Research data management

What does Research Data Management stand for?

The TU Darmstadt Guidelines on Digital Research Data define Research Data Management (RDM) as “all scientific activities that involve digital data [during research projects]. This includes all working stages from planning to production to using and editing research data. Finally, also permanent archiving of data or deleting them is part of RDM.” The guidelines also mention that ”RDM explicitly includes documentation of the production of research data according to the specific discipline's standards. It also means secure storage, accurate editing and, if applicable, appropriate publishing of research data.”

RDM operates with all methods and techniques that can be used to secure research data and ensure their long-term availability. Therefore, research data management already begins during the preparation of your research project. For illustration, please have a look at this well-established data curation life cycle:

Data curation life cycle
Data curation life cycle

The curation life cycle illustrates all sequential stages of data during most research projects:

1) Your plan marks the starting point of this cycle.

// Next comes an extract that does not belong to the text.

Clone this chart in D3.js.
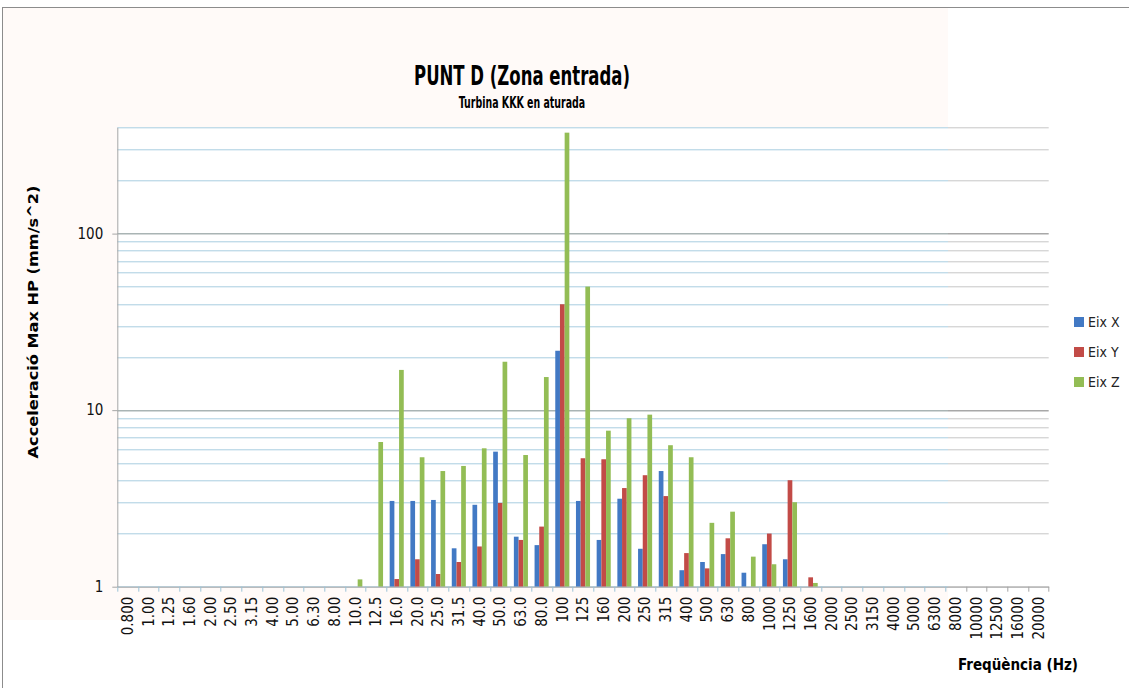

At this point, you may refer to already existent data.

2) The next step is to collect or process new digital raw or so called primary data (or to integrate existing research data into your own project.)

3) By analyzing and processing raw and input data you generate data that are relevant for the research project, and if applicable, the publication of its results.

4) All data have to be saved as a temporary back-up at first.

5) Before archiving the relevant data have to be selected and described. This includes deleting intermediate stages which are not required anymore. Here, it is important to generate useful metadata, document all stages of the process and preserve the software that was used.

6) Successful archiving often means converting your data into permanent file formats. Permanent, reliable archiving can only work within an infrastructure that is also permanent. You do not want store your data in an infrastructure that is tied to a short term project. That is why it is best to use central infrastructures for digital long-term preservation.

7) Specific data can and should be freely available, or distributed on demand in order to make your research results more accessible. Here, it is important to ensure persistent identifiers and evidence in suitable databases.

8) The last stage of the data curation life cycle is the re-use or processing of data in other research projects. Re-use by the scientific world can only be ensured by carefully accomplishing the previous stages.